Nelle ultime discussioni degli eurodeputati della commissione speciale è emerso un fatto nuovo: molti deputati sono convinti che il comportamento non cooperativo delle 14 multinazionali non può passare sotto silenzio. Sale la pressione a favore di sanzioni, di passi istituzionali e politici inusitati.
Il deputato liberale Michael Theurer vuole che le multinazionali autosottrattesi alle audizioni siano poste in una specie di ‘lista nera’ e siano escluse completamente dal Parlamento europeo per un certo periodo di tempo. Il francese Lamassoure, del partito popolare europeo e una delle figure storiche del Parlamento, chiede di ritirare il ‘badge’ ai lobbisti delle 14 multinazionali. Il verde Sven Giegold parla di “esclusione dal registro della trasparenza” dei lobbisti delle società considerate non cooperative con il Parlamento. Ciò significherebbe per i loro rappresentanti non avere accesso anche alle altre istituzioni Ue.

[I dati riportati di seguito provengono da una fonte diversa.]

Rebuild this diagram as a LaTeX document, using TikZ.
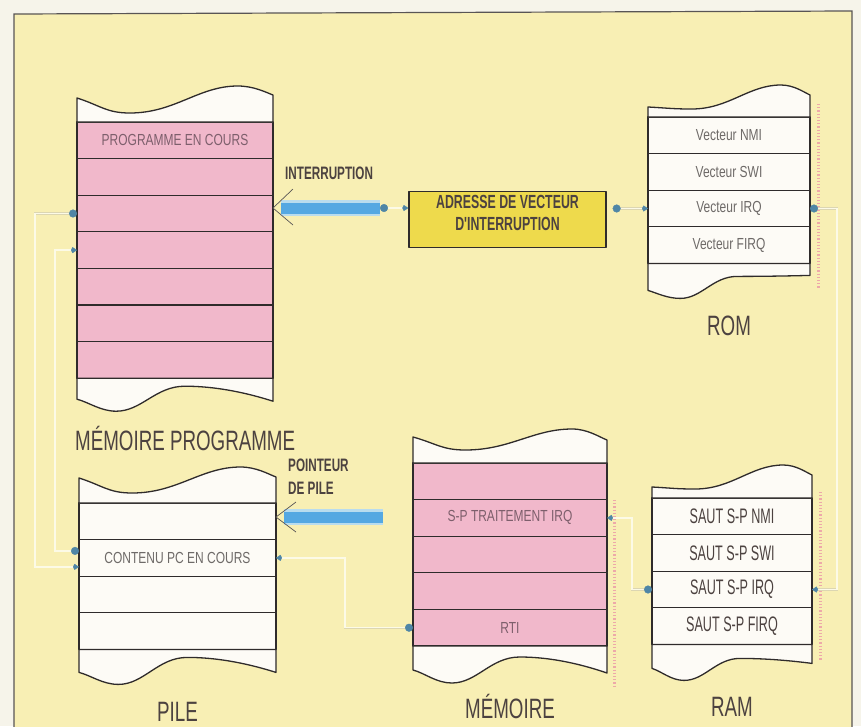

Nei prossimi giorni se ne discuterà ancora. La cosa certa è che la giustizia fiscale sul piano europeo resta uno dei temi centrali della stagione politica europea. Juncker e il responsabile degli affari economici Moscovici insistono sulla necessità che diventi un tema di importanza pari a quella riconosciuta per il controllo sui bilanci pubblici (di cui in realtà dovrebbe essere una componente fondamentale visto che si tratta di entrate). Fino a quando, però, nell’Unione europea sul fisco si decide solo all’unanimità non si faranno sostanziali passi avanti.